В конце встречи в Хьюстоне состоялся заключительный банкет. Обстановка оказалась не слишком торжественной и далеко не шикарной. Мы довольствовались скромным сервисом самообслуживания, изрядно постояв с подносами в длинной очереди. Но, как любил говорить Леонов, не важно, что пьешь и ешь, главное — с кем и с каким настроем. Мы, работавшие в течение пяти лет плечом к плечу, собрались, чтобы отметить замечательное событие, вспомнить и поговорить, может быть, в последний раз.

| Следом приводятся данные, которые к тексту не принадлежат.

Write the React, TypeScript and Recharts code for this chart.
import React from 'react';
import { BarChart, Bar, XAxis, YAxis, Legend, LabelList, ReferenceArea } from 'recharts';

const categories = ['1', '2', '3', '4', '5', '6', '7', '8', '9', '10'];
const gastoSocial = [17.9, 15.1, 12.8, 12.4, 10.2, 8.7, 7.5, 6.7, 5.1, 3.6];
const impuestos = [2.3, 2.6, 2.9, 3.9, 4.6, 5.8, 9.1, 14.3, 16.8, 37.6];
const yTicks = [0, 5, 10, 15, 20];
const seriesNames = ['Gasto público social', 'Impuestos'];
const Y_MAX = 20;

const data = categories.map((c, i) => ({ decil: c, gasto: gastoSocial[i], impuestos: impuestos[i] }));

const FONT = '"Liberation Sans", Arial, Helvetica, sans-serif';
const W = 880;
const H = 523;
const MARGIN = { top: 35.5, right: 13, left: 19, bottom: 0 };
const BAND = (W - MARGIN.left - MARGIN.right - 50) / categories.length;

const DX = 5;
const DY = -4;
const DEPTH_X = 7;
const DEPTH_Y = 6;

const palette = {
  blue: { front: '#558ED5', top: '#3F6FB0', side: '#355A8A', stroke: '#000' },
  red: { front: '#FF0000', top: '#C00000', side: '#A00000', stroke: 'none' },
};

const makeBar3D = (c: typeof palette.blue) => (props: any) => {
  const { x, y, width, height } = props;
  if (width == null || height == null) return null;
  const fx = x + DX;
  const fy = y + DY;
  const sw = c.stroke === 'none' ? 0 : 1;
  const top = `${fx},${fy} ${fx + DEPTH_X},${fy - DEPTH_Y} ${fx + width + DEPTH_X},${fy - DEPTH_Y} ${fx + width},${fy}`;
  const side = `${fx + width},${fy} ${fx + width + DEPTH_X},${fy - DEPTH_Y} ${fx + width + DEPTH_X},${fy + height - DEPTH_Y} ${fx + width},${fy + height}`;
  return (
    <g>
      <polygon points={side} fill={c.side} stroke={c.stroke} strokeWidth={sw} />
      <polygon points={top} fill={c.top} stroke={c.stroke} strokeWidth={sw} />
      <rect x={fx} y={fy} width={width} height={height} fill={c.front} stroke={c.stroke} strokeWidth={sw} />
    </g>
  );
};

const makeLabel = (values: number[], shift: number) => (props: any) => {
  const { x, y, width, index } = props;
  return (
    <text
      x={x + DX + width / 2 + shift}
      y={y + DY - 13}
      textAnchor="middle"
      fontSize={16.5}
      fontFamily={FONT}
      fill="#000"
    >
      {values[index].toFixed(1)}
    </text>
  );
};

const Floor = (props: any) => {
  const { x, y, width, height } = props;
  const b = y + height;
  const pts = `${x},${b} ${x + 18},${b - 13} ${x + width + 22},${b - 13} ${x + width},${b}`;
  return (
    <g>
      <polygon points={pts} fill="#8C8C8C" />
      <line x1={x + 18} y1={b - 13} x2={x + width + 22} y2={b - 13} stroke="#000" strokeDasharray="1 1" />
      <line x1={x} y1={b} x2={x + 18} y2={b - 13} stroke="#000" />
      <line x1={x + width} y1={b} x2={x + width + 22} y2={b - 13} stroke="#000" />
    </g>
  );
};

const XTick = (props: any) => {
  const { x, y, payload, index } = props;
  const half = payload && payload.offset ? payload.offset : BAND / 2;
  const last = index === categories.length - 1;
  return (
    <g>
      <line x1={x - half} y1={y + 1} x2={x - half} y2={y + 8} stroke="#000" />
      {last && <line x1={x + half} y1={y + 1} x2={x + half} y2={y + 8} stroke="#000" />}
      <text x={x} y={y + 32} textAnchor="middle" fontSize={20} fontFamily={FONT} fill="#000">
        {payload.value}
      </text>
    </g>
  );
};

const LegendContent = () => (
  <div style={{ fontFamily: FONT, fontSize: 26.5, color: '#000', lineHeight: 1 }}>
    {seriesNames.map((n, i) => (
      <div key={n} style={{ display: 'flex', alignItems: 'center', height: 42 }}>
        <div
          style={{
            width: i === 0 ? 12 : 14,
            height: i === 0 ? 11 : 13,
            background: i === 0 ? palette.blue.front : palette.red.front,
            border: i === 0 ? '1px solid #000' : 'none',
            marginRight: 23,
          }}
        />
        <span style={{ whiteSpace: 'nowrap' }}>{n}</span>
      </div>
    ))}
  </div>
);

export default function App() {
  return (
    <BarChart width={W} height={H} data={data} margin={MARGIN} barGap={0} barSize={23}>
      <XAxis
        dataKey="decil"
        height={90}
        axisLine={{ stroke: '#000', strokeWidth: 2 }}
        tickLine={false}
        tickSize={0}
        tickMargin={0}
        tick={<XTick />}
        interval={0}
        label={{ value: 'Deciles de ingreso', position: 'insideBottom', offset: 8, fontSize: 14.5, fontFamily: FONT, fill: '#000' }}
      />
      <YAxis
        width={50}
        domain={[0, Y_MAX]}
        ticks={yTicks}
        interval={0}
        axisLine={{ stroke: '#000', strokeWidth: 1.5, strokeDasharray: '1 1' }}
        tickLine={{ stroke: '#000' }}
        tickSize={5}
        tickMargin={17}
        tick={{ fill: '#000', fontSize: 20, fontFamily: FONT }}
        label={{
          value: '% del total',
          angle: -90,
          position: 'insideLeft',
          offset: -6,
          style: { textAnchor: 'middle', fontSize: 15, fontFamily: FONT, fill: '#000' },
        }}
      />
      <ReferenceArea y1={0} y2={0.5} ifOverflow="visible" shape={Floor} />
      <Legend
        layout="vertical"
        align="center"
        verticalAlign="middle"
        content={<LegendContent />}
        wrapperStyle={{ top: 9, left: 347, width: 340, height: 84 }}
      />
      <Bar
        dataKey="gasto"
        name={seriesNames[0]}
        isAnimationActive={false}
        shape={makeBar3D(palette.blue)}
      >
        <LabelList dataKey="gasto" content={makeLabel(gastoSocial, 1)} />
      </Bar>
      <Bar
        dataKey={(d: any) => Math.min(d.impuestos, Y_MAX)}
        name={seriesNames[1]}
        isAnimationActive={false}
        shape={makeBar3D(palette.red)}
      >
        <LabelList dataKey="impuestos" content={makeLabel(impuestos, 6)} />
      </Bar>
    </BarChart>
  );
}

Произносилось много речей. Выступили технические директоры. Рядом с Гленом Ланни, как и все эти годы, находился А. Б. Татищев. На встречах с нами, русскими, он был не только переводчиком. Старый санкт–петербургский граф служил советником «по русскому вопросу». Я помню, как встретил его в Хьюстоне летом 1974 года, за неделю до отъезда на очередную встречу в Москву. «Меня вызвал директор посоветоваться», — гордо сказал тогда Алексей Борисович.

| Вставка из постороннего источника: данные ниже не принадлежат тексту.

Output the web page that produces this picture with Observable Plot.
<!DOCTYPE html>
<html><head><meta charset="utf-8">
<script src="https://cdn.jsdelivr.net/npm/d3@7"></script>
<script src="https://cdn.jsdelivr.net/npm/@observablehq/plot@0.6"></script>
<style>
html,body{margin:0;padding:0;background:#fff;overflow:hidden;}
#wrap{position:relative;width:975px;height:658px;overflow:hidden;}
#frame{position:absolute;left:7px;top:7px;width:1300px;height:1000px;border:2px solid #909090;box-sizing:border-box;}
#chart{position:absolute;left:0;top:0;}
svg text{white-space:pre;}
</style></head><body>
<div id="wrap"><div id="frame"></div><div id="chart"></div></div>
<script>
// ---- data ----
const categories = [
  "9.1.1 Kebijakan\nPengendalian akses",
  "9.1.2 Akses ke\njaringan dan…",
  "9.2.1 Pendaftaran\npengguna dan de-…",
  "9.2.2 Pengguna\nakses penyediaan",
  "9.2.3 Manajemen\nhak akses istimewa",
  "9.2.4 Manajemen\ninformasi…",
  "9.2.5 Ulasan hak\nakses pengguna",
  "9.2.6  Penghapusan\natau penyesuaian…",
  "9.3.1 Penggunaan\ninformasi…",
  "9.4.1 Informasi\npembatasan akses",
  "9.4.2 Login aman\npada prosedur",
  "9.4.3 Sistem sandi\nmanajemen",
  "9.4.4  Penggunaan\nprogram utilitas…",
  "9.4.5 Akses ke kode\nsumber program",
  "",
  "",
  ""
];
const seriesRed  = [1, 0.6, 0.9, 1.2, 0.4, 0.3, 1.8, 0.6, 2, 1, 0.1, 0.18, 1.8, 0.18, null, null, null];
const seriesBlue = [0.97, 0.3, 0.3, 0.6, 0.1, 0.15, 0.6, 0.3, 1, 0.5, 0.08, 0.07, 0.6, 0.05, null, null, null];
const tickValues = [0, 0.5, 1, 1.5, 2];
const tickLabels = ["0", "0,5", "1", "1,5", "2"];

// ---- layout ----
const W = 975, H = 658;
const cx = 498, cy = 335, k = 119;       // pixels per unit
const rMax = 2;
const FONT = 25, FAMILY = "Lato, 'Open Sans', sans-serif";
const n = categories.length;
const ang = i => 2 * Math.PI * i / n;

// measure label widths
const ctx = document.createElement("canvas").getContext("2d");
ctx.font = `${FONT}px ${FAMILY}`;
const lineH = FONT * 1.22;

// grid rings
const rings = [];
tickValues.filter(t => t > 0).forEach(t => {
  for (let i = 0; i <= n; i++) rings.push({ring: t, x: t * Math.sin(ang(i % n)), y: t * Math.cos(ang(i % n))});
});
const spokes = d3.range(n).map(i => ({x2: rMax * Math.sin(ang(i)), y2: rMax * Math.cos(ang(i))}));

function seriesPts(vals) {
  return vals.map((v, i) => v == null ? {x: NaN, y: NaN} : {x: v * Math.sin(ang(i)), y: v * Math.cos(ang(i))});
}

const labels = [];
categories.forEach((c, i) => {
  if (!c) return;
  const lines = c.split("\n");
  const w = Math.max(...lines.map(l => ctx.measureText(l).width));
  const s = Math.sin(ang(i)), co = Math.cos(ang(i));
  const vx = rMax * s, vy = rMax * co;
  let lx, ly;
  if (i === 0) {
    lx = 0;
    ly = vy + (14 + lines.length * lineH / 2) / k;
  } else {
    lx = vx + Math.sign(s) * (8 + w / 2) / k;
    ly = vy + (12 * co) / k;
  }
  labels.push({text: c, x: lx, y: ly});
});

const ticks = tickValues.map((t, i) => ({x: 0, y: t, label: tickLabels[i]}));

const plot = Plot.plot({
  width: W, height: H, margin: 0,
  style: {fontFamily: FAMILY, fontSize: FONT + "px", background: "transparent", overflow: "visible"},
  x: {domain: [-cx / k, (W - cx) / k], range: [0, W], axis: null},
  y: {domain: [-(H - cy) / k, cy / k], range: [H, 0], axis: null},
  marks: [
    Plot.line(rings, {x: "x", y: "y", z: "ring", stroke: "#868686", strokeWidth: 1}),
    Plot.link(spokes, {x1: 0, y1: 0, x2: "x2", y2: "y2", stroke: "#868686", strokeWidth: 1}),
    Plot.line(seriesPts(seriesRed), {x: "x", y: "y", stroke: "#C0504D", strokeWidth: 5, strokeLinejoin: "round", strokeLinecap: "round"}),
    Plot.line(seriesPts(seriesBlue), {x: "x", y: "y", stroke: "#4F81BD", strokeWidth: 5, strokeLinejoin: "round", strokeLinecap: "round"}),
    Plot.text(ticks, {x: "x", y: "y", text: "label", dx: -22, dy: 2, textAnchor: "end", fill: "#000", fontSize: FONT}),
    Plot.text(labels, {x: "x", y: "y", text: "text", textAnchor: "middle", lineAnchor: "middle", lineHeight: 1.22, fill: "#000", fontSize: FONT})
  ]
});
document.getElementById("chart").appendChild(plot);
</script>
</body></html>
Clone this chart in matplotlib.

На банкете Ланни заговорил о русских, об их вкладе в общее дело. Неожиданно он сказал о том, что не все они служили российским интересам сполна. Можно было не называть фамилий, чтобы понять, кого он имел в виду. После этого тоста старик не произнес ни слова. Позже я встречал многих служителей этой древнейшей профессии, принимавших участие в обслуживании ЭПАСа: и Наталью Латтер, и Аду Тейлор, и супругов Каракулько (к сожалению, Наталья Каракулько погибла в автокатастрофе в самом начале нового этапа сотрудничества в 1993 году). Татищева встретить мне больше не привелось. Надо отдать должное руководству НАСА: они публично вручили ему специальную награду Public service award. А умер он в Нью–Йорке в конце 80–х годов.
Вслед за директорами стали выступать руководители рабочих групп. Наконец, очередь дошла до РГЗ. Мне хотелось произнести что?то емкое, что соответствовало бы торжественному моменту. Я сказал так: «Нам удалось сделать нашу программу успешной только потому, что мы стояли на плечах гигантов» [Когда Исаака Ньютона спросили, каким образом ему удалось сделать великие открытия, он казал: «Потому что я стоял на плечах гигантов»].
Мы стояли на плечах своих великих народов и смогли дотянуться друг до друга, свершив задуманное. Мы состыковались высоко над Землей на виду у всех стран и континентов».